Kurtarma işlemleri bittikten sonra, bu kişiler kasten öldürmenin ihmali davranışla işlenmesi suçundan tutuklanmalılar” diyen Parlak, “Şu anda mevcut durumda savcılık yalnızca otopsiyle, başka bir anlatımla insanların defin işlemlerini yaparak görevini yerine getirmiş olmayacaktır. Bu işin, cezasız kalmaması ve bedelinin ödetilmesi için bu sefer sorumluluk zinciri en üst mertebeden başlatılmalıdır. Bu zincir belediye başkanları ile başlatılıp tüm belediye yetkilileri de dahil edilmeli. Bunun dışında müteahhitleri de yapı denetim firmalarını da kapsayacak şekilde olmalıdır” dedi.

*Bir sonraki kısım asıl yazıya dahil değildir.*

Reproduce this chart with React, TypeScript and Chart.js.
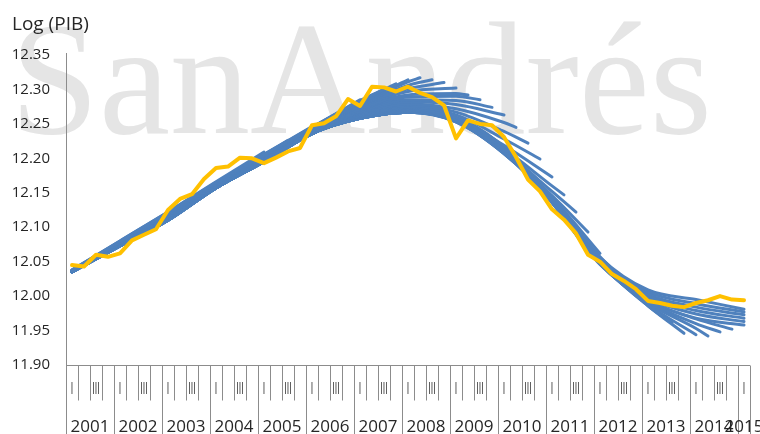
import { useEffect, useRef } from "react";
import { Chart, registerables } from "chart.js";

Chart.register(...registerables);

// Years and quarter labels of the category axis (2001Q1 .. 2015Q1)
const anios = [2001, 2002, 2003, 2004, 2005, 2006, 2007, 2008, 2009, 2010, 2011, 2012, 2013, 2014, 2015];
const trimestres = ["I", "II", "III", "IV"];

// Y axis range
const ejeYMin = 11.9;
const ejeYMax = 12.35;
const ejeYPaso = 0.05;

// Quarterly log of GDP, 2001Q1 .. 2015Q1
const logPib = [
  12.045, 12.043, 12.060, 12.057,
  12.062, 12.081, 12.089, 12.097,
  12.125, 12.141, 12.148, 12.170,
  12.186, 12.188, 12.201, 12.200,
  12.193, 12.201, 12.210, 12.215,
  12.248, 12.251, 12.261, 12.286,
  12.276, 12.304, 12.303, 12.297,
  12.304, 12.295, 12.289, 12.277,
  12.229, 12.255, 12.250, 12.248,
  12.231, 12.202, 12.169, 12.152,
  12.126, 12.111, 12.091, 12.060,
  12.050, 12.032, 12.022, 12.010,
  11.993, 11.990, 11.986, 11.984,
  11.990, 11.994, 12.000, 11.995,
  11.994,
];

// Recursive trend estimates: quarter index where each one ends
const finTendencia = [
  16, 18, 20, 22, 24, 26, 27, 28, 29, 30, 31, 32, 33, 34, 35, 36, 37, 38, 39, 40,
  41, 42, 43, 44, 45, 46, 47, 48, 49, 50, 51, 52, 53, 54, 55, 56, 56, 56, 56, 56, 56,
];

// Trend values at quarters 0, 4, 8, ... and at the final quarter of each estimate
const tendencias = [
  [12.038, 12.080, 12.122, 12.166, 12.209],
  [12.038, 12.080, 12.122, 12.165, 12.206, 12.226],
  [12.038, 12.079, 12.121, 12.164, 12.205, 12.246],
  [12.037, 12.079, 12.121, 12.164, 12.205, 12.245, 12.264],
  [12.037, 12.079, 12.120, 12.163, 12.204, 12.245, 12.285],
  [12.037, 12.078, 12.120, 12.163, 12.204, 12.244, 12.284, 12.300],
  [12.037, 12.078, 12.120, 12.162, 12.203, 12.244, 12.283, 12.308],
  [12.037, 12.078, 12.119, 12.162, 12.203, 12.243, 12.281, 12.314],
  [12.037, 12.078, 12.119, 12.161, 12.202, 12.243, 12.280, 12.311, 12.317],
  [12.037, 12.078, 12.118, 12.161, 12.202, 12.242, 12.279, 12.306, 12.314],
  [12.037, 12.077, 12.118, 12.160, 12.201, 12.241, 12.277, 12.301, 12.310],
  [12.037, 12.077, 12.118, 12.160, 12.200, 12.240, 12.275, 12.297, 12.302],
  [12.037, 12.077, 12.117, 12.159, 12.199, 12.239, 12.272, 12.292, 12.294, 12.292],
  [12.037, 12.077, 12.117, 12.159, 12.199, 12.238, 12.270, 12.289, 12.290, 12.285],
  [12.036, 12.076, 12.116, 12.159, 12.198, 12.238, 12.268, 12.285, 12.284, 12.274],
  [12.036, 12.076, 12.116, 12.158, 12.198, 12.237, 12.267, 12.282, 12.278, 12.263],
  [12.036, 12.076, 12.115, 12.158, 12.198, 12.237, 12.266, 12.279, 12.272, 12.252, 12.245],
  [12.036, 12.076, 12.115, 12.158, 12.197, 12.237, 12.265, 12.277, 12.267, 12.239, 12.222],
  [12.036, 12.075, 12.115, 12.158, 12.197, 12.236, 12.264, 12.275, 12.263, 12.228, 12.199],
  [12.036, 12.075, 12.114, 12.158, 12.197, 12.236, 12.263, 12.273, 12.259, 12.219, 12.173],
  [12.036, 12.075, 12.114, 12.157, 12.196, 12.236, 12.262, 12.272, 12.257, 12.214, 12.160, 12.147],
  [12.036, 12.075, 12.114, 12.157, 12.196, 12.236, 12.262, 12.271, 12.256, 12.211, 12.152, 12.122],
  [12.036, 12.075, 12.113, 12.157, 12.196, 12.236, 12.261, 12.270, 12.255, 12.209, 12.146, 12.093],
  [12.036, 12.074, 12.113, 12.157, 12.196, 12.236, 12.261, 12.269, 12.255, 12.208, 12.143, 12.062],
  [12.035, 12.074, 12.112, 12.157, 12.196, 12.236, 12.260, 12.269, 12.254, 12.207, 12.141, 12.057, 12.040],
  [12.035, 12.074, 12.112, 12.157, 12.195, 12.236, 12.260, 12.268, 12.254, 12.207, 12.140, 12.055, 12.022],
  [12.035, 12.074, 12.111, 12.157, 12.195, 12.236, 12.259, 12.268, 12.253, 12.207, 12.139, 12.053, 12.004],
  [12.035, 12.073, 12.111, 12.157, 12.195, 12.236, 12.259, 12.268, 12.253, 12.208, 12.138, 12.051, 11.988],
  [12.035, 12.073, 12.111, 12.157, 12.195, 12.236, 12.259, 12.267, 12.253, 12.209, 12.137, 12.049, 11.987, 11.973],
  [12.035, 12.073, 12.110, 12.157, 12.195, 12.236, 12.258, 12.267, 12.254, 12.210, 12.137, 12.048, 11.986, 11.961],
  [12.035, 12.073, 12.110, 12.157, 12.195, 12.236, 12.258, 12.267, 12.255, 12.211, 12.137, 12.048, 11.986, 11.946],
  [12.035, 12.073, 12.110, 12.157, 12.195, 12.236, 12.258, 12.267, 12.255, 12.212, 12.137, 12.048, 11.988, 11.944],
  [12.035, 12.073, 12.110, 12.157, 12.195, 12.236, 12.258, 12.267, 12.256, 12.212, 12.137, 12.047, 11.990, 11.953, 11.942],
  [12.035, 12.073, 12.110, 12.157, 12.195, 12.236, 12.258, 12.267, 12.256, 12.213, 12.136, 12.047, 11.992, 11.960, 11.948],
  [12.035, 12.073, 12.110, 12.157, 12.195, 12.236, 12.258, 12.267, 12.257, 12.213, 12.136, 12.047, 11.994, 11.967, 11.952],
  [12.035, 12.073, 12.110, 12.157, 12.195, 12.236, 12.258, 12.267, 12.257, 12.214, 12.136, 12.046, 11.994, 11.968, 11.958],
  [12.035, 12.073, 12.110, 12.157, 12.195, 12.236, 12.258, 12.267, 12.258, 12.214, 12.137, 12.048, 11.997, 11.974, 11.963],
  [12.035, 12.073, 12.110, 12.157, 12.195, 12.236, 12.258, 12.267, 12.258, 12.215, 12.138, 12.050, 12.000, 11.979, 11.968],
  [12.035, 12.073, 12.110, 12.157, 12.195, 12.236, 12.258, 12.267, 12.258, 12.215, 12.139, 12.052, 12.003, 11.984, 11.973],
  [12.035, 12.073, 12.110, 12.157, 12.195, 12.236, 12.258, 12.267, 12.259, 12.216, 12.140, 12.054, 12.006, 11.989, 11.977],
  [12.035, 12.073, 12.110, 12.157, 12.195, 12.236, 12.258, 12.267, 12.259, 12.216, 12.141, 12.056, 12.009, 11.995, 11.981],
];

const AZUL = "#4f81bd";
const AMARILLO = "#ffc000";
const TEXTO = "#262626";
const EJE = "#8c8c8c";
const FUENTE = "'Open Sans', 'Noto Sans', sans-serif";

// Quarter positions for one trend: every fourth quarter, then the last one
function puntosTendencia(fin: number, valores: number[]) {
  const xs: number[] = [];
  for (let t = 0; t <= fin; t += 4) xs.push(t);
  if (fin % 4 !== 0) xs.push(fin);
  return valores.map((v, i) => ({ x: xs[i], y: v }));
}

const marcoPlugin = {
  id: "marcoPib",
  beforeDraw(chart: any) {
    const ctx = chart.ctx as CanvasRenderingContext2D;
    ctx.save();
    ctx.fillStyle = "#ffffff";
    ctx.fillRect(0, 0, chart.width, chart.height);
    ctx.font = "160px 'Liberation Serif', 'DejaVu Serif', serif";
    ctx.fillStyle = "#e5e5e5";
    ctx.textBaseline = "alphabetic";
    ctx.textAlign = "left";
    ctx.fillText("SanAndrés", 10, 133);
    ctx.restore();
  },
  afterDraw(chart: any) {
    const ctx = chart.ctx as CanvasRenderingContext2D;
    const area = chart.chartArea;
    const xs = chart.scales.x;
    const n = logPib.length;
    ctx.save();

    // title of the value axis
    ctx.fillStyle = TEXTO;
    ctx.font = `19px ${FUENTE}`;
    ctx.textAlign = "left";
    ctx.textBaseline = "alphabetic";
    ctx.fillText("Log (PIB)", 12, 30);

    // axis lines, quarter ticks and year separators
    ctx.strokeStyle = EJE;
    ctx.lineWidth = 1;
    ctx.beginPath();
    const x0 = Math.round(area.left) + 0.5;
    const yb = Math.round(area.bottom) + 0.5;
    ctx.moveTo(x0, area.top - 2);
    ctx.lineTo(x0, yb);
    ctx.moveTo(area.left, yb);
    ctx.lineTo(area.right, yb);
    for (let k = 0; k <= n; k++) {
      const x = Math.round(xs.getPixelForValue(k - 0.5)) + 0.5;
      const limite = k % 4 === 0 || k === n;
      ctx.moveTo(x, yb);
      ctx.lineTo(x, limite ? chart.height : yb + 35);
    }
    ctx.stroke();

    // quarter labels (every second one)
    ctx.fillStyle = TEXTO;
    ctx.font = `16px ${FUENTE}`;
    ctx.textAlign = "center";
    ctx.textBaseline = "middle";
    for (let i = 0; i < n; i++) {
      if ((i % 4) % 2 !== 0) continue;
      const cx = xs.getPixelForValue(i);
      ctx.save();
      ctx.translate(cx, 389);
      ctx.scale(0.55, 1);
      ctx.fillText(trimestres[i % 4], 0, 0);
      ctx.restore();
    }

    // year labels
    ctx.font = `17px ${FUENTE}`;
    anios.forEach((anio, a) => {
      const primero = a * 4;
      const ultimo = Math.min(primero + 3, n - 1);
      const cx = (xs.getPixelForValue(primero - 0.5) + xs.getPixelForValue(ultimo + 0.5)) / 2;
      ctx.fillText(String(anio), cx, 427);
    });
    ctx.restore();
  },
};

export default function App() {
  const canvasRef = useRef<HTMLCanvasElement | null>(null);

  useEffect(() => {
    document.body.style.margin = "0";
    let chart: Chart | null = null;
    let cancelado = false;

    const crear = () => {
      if (cancelado || !canvasRef.current) return;
      const datasets: any[] = [
        {
          label: "Log (PIB)",
          data: logPib.map((v, i) => ({ x: i, y: v })),
          borderColor: AMARILLO,
          borderWidth: 4,
          tension: 0,
          pointRadius: 0,
          borderJoinStyle: "round",
          borderCapStyle: "round",
          order: 0,
        },
        ...tendencias.map((valores, j) => ({
          label: `Tendencia ${j + 1}`,
          data: puntosTendencia(finTendencia[j], valores),
          borderColor: AZUL,
          borderWidth: 3,
          pointRadius: 0,
          cubicInterpolationMode: "monotone",
          borderCapStyle: "round",
          order: 1,
        })),
      ];

      chart = new Chart(canvasRef.current, {
        type: "line",
        data: { datasets },
        options: {
          animation: false,
          responsive: false,
          devicePixelRatio: 1,
          parsing: false,
          layout: { padding: { left: 0, right: 10, top: 55, bottom: 69 } },
          plugins: {
            legend: { display: false },
            tooltip: { enabled: false },
          },
          scales: {
            x: {
              type: "linear",
              display: false,
              min: -0.5,
              max: logPib.length - 0.5,
            },
            y: {
              min: ejeYMin,
              max: ejeYMax,
              afterFit: (s: any) => {
                s.width = 66;
              },
              grid: { display: false, drawTicks: false },
              border: { display: false },
              ticks: {
                stepSize: ejeYPaso,
                padding: 16,
                color: TEXTO,
                font: { family: FUENTE, size: 15 },
                callback: (v: any) => Number(v).toFixed(2),
              },
            },
          },
        },
        plugins: [marcoPlugin],
      });
    };

    Promise.all([
      document.fonts.load(`16px 'Open Sans'`),
      document.fonts.load(`160px 'Liberation Serif'`),
    ])
      .catch(() => null)
      .then(crear);

    return () => {
      cancelado = true;
      if (chart) chart.destroy();
    };
  }, []);

  return (
    <canvas
      ref={canvasRef}
      width={760}
      height={434}
      style={{ display: "block", width: 760, height: 434 }}
    />
  );
}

‘1999 DEPREMİNDEN SONRA SEMBOLİK OLARAK BİRKAÇ MÜTEAHHİT ÜZERİNDEN YÜRÜTÜLMÜŞTÜ’
Parlak değerlendirmesinin devamında, “1999 depreminden sonra açılan soruşturmalar, sembolik olarak birkaç müteahhit üzerinden yürütülmüştü. Örneğin Yalova’da müteahhit Veli Göçer gibi birkaç sembolik ismin cezalandırılması ile bu deprem geçiştirildiğinden, bugün yine binlerce insanın canına mal olacak bir deprem sonucu ortaya çıktı. Savcıların derhal görevlerini yapmaları gerekmektedir” şeklinde konuştu.